4. Ambillah jarak dengan sampah Anda ketika menyunting puisi sendiri. Hanya saat draf saja Anda sebagai “aku penyair”.

5. Yang paling berat dalam menyunting puisi adalah membuang sampah kata-kata sendiri. Ada rasa sayang dalam membuang. Jangan pernah mencintai sampah lebih mesra ketimbang mutiara.

6. Menggosok kata itu seperti menggosok akik hingga aura terbit.

7. Suntinglah puisimu hingga tingkat efisien yang maksimal. Kadang semalam suntuk saya hanya bisa menyunting satu baris puisi saya sendiri, menghabiskan bercawan-cawan kopi. Untuk satu puisi yang selesai biasanya saya mengeluarkan modal hingga Rp200.000.

8. Penyair yang bekerja itu penyair yang setiap saat memikirkan kata-kata.

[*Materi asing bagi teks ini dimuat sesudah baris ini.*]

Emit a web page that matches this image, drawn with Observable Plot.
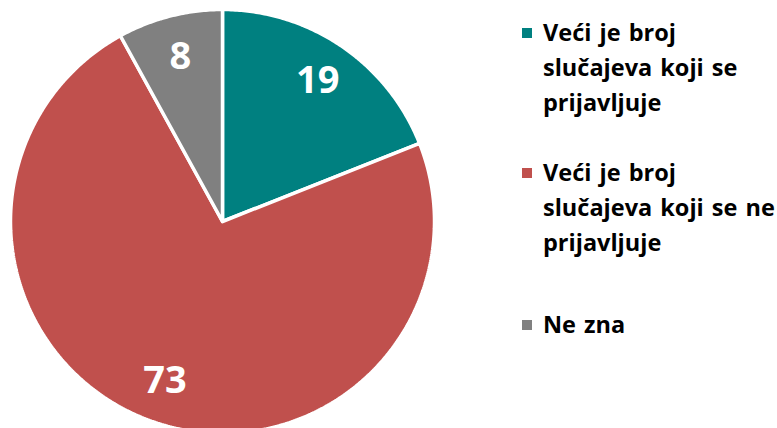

9. Keindahan sebuah puisi ada pada detailnya. Jadilah penyair yang berusaha membaca puisi penyair lain secara detail.

10. Saya lebih percaya menulis puisi itu riset, tidak ada itu namanya ilham yang didapat bertapa tujuh harmal. Meriset kata dengan membuka kamus, menemukan logika dalam kalimatnya. ‘Puisi Kecil’ saya, misalnya, adalah puisi riset.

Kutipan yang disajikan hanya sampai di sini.